**Written problem**
Work through the data line by line, gathering every line that has the word "matplotlib".
----- Data supplied -----
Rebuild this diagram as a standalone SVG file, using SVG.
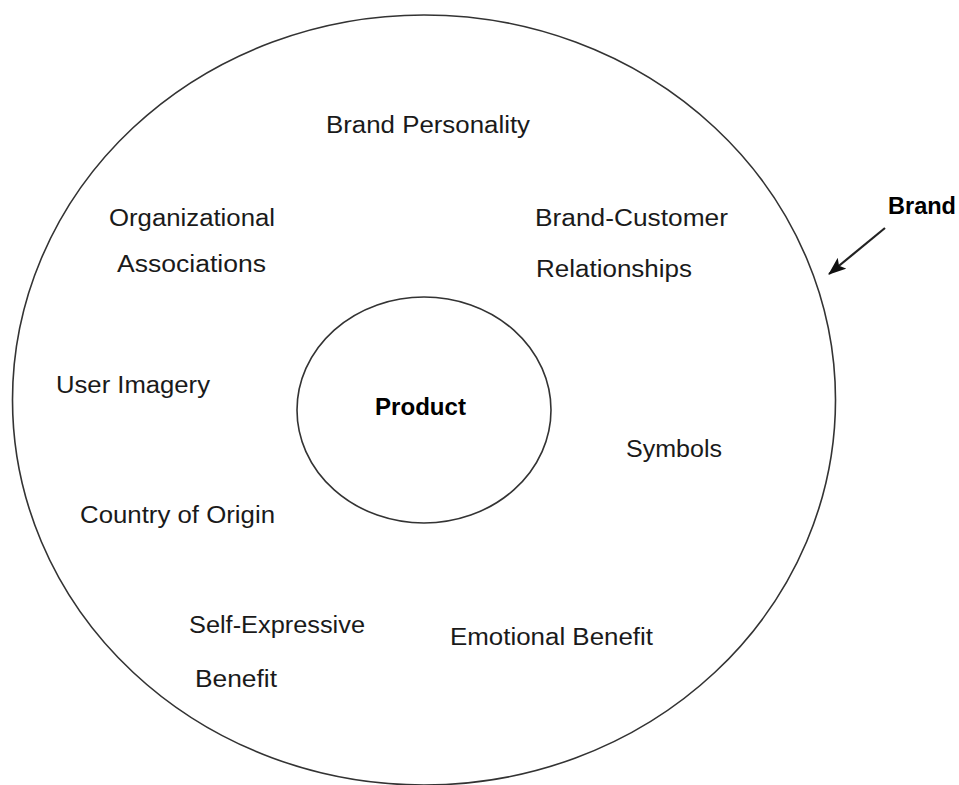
<svg xmlns="http://www.w3.org/2000/svg" width="959" height="785" viewBox="0 0 959 785">
  <style>
    .ring { fill: none; stroke: #333; stroke-width: 1.6; }
    .lbl { font-family: "Liberation Sans", Arial, sans-serif; font-size: 23.5px; fill: #1a1a1a; }
    .bold { font-family: "Liberation Sans", Arial, sans-serif; font-size: 23px; font-weight: bold; fill: #000; }
    .conn { stroke: #222; stroke-width: 2.2; fill: none; }
  </style>
  <defs>
    <marker id="head" viewBox="0 0 18 14" refX="17" refY="7" markerWidth="18" markerHeight="14" markerUnits="userSpaceOnUse" orient="auto">
      <path d="M0,0 L18,7 L0,14 L4,7 z" fill="#111"/>
    </marker>
  </defs>
  <rect width="959" height="785" fill="#fff"/>

  <!-- outer ring: the brand -->
  <g id="brand">
    <ellipse class="ring" cx="424" cy="400" rx="411.5" ry="385"/>
    <text class="bold" x="888" y="214" textLength="68" lengthAdjust="spacingAndGlyphs">Brand</text>
  </g>

  <!-- inner core: the product -->
  <g id="product">
    <ellipse class="ring" cx="424" cy="410" rx="127" ry="113"/>
    <text class="bold" x="375" y="415" textLength="91" lengthAdjust="spacingAndGlyphs">Product</text>
  </g>

  <g id="brand-personality">
    <text class="lbl" x="326" y="133" textLength="204" lengthAdjust="spacingAndGlyphs">Brand Personality</text>
  </g>
  <g id="organizational-associations">
    <text class="lbl" x="109" y="226" textLength="166" lengthAdjust="spacingAndGlyphs">Organizational</text>
    <text class="lbl" x="117" y="272" textLength="149" lengthAdjust="spacingAndGlyphs">Associations</text>
  </g>
  <g id="brand-customer-relationships">
    <text class="lbl" x="535" y="226" textLength="193" lengthAdjust="spacingAndGlyphs">Brand-Customer</text>
    <text class="lbl" x="536" y="277" textLength="156" lengthAdjust="spacingAndGlyphs">Relationships</text>
  </g>
  <g id="user-imagery">
    <text class="lbl" x="56" y="393" textLength="154" lengthAdjust="spacingAndGlyphs">User Imagery</text>
  </g>
  <g id="symbols">
    <text class="lbl" x="626" y="457" textLength="96" lengthAdjust="spacingAndGlyphs">Symbols</text>
  </g>
  <g id="country-of-origin">
    <text class="lbl" x="80" y="523" textLength="195" lengthAdjust="spacingAndGlyphs">Country of Origin</text>
  </g>
  <g id="self-expressive-benefit">
    <text class="lbl" x="189" y="633" textLength="176" lengthAdjust="spacingAndGlyphs">Self-Expressive</text>
    <text class="lbl" x="195" y="687" textLength="82" lengthAdjust="spacingAndGlyphs">Benefit</text>
  </g>
  <g id="emotional-benefit">
    <text class="lbl" x="450" y="645" textLength="203" lengthAdjust="spacingAndGlyphs">Emotional Benefit</text>
  </g>

  <!-- pointer from the Brand label to the outer ring -->
  <g id="connectors">
    <line class="conn" x1="885" y1="228" x2="829" y2="274" marker-end="url(#head)"/>
  </g>
</svg>
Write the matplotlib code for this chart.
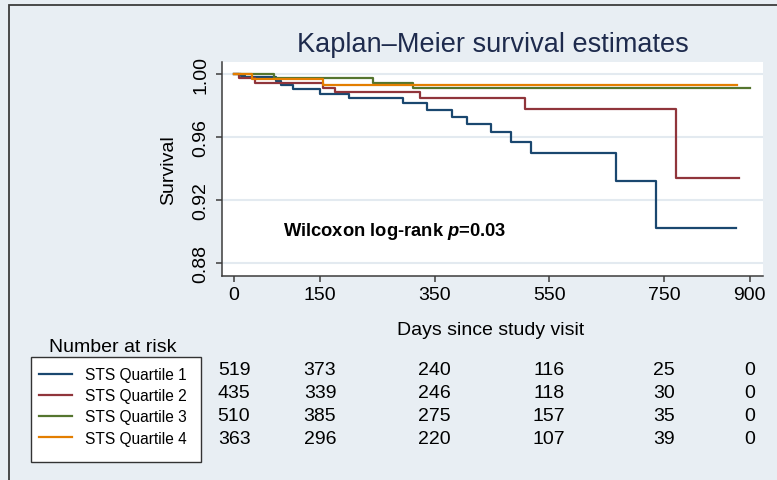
import matplotlib
matplotlib.use("Agg")
import matplotlib.pyplot as plt
from matplotlib import transforms
from matplotlib.patches import Rectangle

plt.rcParams["font.family"] = ["Liberation Sans", "DejaVu Sans"]
plt.rcParams["mathtext.fontset"] = "custom"
plt.rcParams["mathtext.bfit"] = "Liberation Sans:bold:italic"
plt.rcParams["mathtext.rm"] = "Liberation Sans:bold"

# Kaplan-Meier curves (days, survival)
q1_t = [0, 12, 19, 74, 82, 103, 150, 200, 295, 336, 380, 406, 448, 483, 519, 666, 737, 876]
q1_s = [1.0, 0.999, 0.9979, 0.9954, 0.9932, 0.9905, 0.9873, 0.9846, 0.9814, 0.9771,
        0.9729, 0.9683, 0.9634, 0.957, 0.950, 0.932, 0.9022, 0.9022]
q2_t = [0, 8, 37, 155, 176, 324, 508, 772, 881]
q2_s = [1.0, 0.9973, 0.9943, 0.9913, 0.9884, 0.9846, 0.9778, 0.9338, 0.9338]
q3_t = [0, 69, 242, 313, 900]
q3_s = [1.0, 0.9975, 0.9943, 0.9911, 0.9911]
q4_t = [0, 31, 155, 877]
q4_s = [1.0, 0.9966, 0.9932, 0.9932]

labels = ["STS Quartile 1", "STS Quartile 2", "STS Quartile 3", "STS Quartile 4"]
colors = ["#1a476f", "#90353b", "#55752f", "#e37e00"]

# Number at risk table
risk_times = [0, 150, 350, 550, 750, 900]
risk_q1 = [519, 373, 240, 116, 25, 0]
risk_q2 = [435, 339, 246, 118, 30, 0]
risk_q3 = [510, 385, 275, 157, 35, 0]
risk_q4 = [363, 296, 220, 107, 39, 0]

yticks = [0.88, 0.92, 0.96, 1.00]

W, H = 777, 481
bg = "#e8eef3"
dark = "#3c3c3c"


def fx(x):
    return x / W


def fy(y):
    return 1 - y / H


fig = plt.figure(figsize=(W / 100, H / 100), dpi=100, facecolor=bg)

# outer frame (only top/left edges visible)
fig.patches.append(Rectangle((fx(9), -0.5), 2, fy(6) + 0.5, transform=fig.transFigure,
                             fill=False, edgecolor=dark, lw=1.3))

ax = fig.add_axes([fx(222), fy(277), fx(763 - 222), (277 - 63) / H])
ax.set_facecolor("white")

curves = [(q1_t, q1_s), (q2_t, q2_s), (q3_t, q3_s), (q4_t, q4_s)]
handles = []
for (t, s), c, lab in zip(curves, colors, labels):
    (ln,) = ax.step(t, s, where="post", color=c, lw=1.6, label=lab)
    handles.append(ln)

ax.set_xlim(-21, 923)
ax.set_ylim(0.8717, 1.0076)
ax.set_xticks(risk_times)
ax.set_yticks(yticks)
ax.set_yticklabels(["{:.2f}".format(v) for v in yticks], rotation=90, va="center")
ax.grid(axis="y", color="#e3eaf0", lw=1.5)
ax.set_axisbelow(True)
for side in ["top", "right"]:
    ax.spines[side].set_visible(False)
for side in ["left", "bottom"]:
    ax.spines[side].set_color(dark)
    ax.spines[side].set_linewidth(1.1)
ax.tick_params(axis="both", length=4, width=1.1, color=dark, labelsize=14)
ax.tick_params(axis="y", pad=5)
ax.tick_params(axis="x", pad=3)

ax.set_ylabel("Survival", fontsize=14)
ax.yaxis.set_label_coords(-0.083, 0.5)
ax.set_xlabel("Days since study visit", fontsize=14)
ax.xaxis.set_label_coords(0.497, -0.21)
ax.set_title("Kaplan\u2013Meier survival estimates", fontsize=19.5, color="#1e2b4d", pad=8)

ax.text(85, 0.9005, r"Wilcoxon log-rank $\mathbfit{p}$=0.03", fontsize=13.2,
        fontweight="bold", va="center", ha="left")

# number at risk
fig.text(fx(112.5), fy(352), "Number at risk", fontsize=14, ha="center", va="baseline")
trans = transforms.blended_transform_factory(ax.transData, fig.transFigure)
for row, yb in zip([risk_q1, risk_q2, risk_q3, risk_q4], [375, 398, 421, 444]):
    for t, n in zip(risk_times, row):
        fig.text(t, fy(yb), str(n), transform=trans, fontsize=14, ha="center", va="baseline")

# legend box
fig.patches.append(Rectangle((fx(31), fy(463)), fx(170), (463 - 357.7) / H,
                             transform=fig.transFigure, facecolor="white",
                             edgecolor="#333333", lw=1.0))
fig.legend(handles=handles, loc="upper left", bbox_to_anchor=(fx(39), fy(368)),
           frameon=False, fontsize=11.2, borderpad=0, borderaxespad=0,
           handlelength=2.1, handletextpad=0.85, labelspacing=0.4)

fig.savefig("out.png", dpi=100, facecolor=bg)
-----
**Result below**
Write the matplotlib code for this chart.
import matplotlib
matplotlib.use("Agg")
import matplotlib.pyplot as plt
from matplotlib import transforms
from matplotlib.patches import Rectangle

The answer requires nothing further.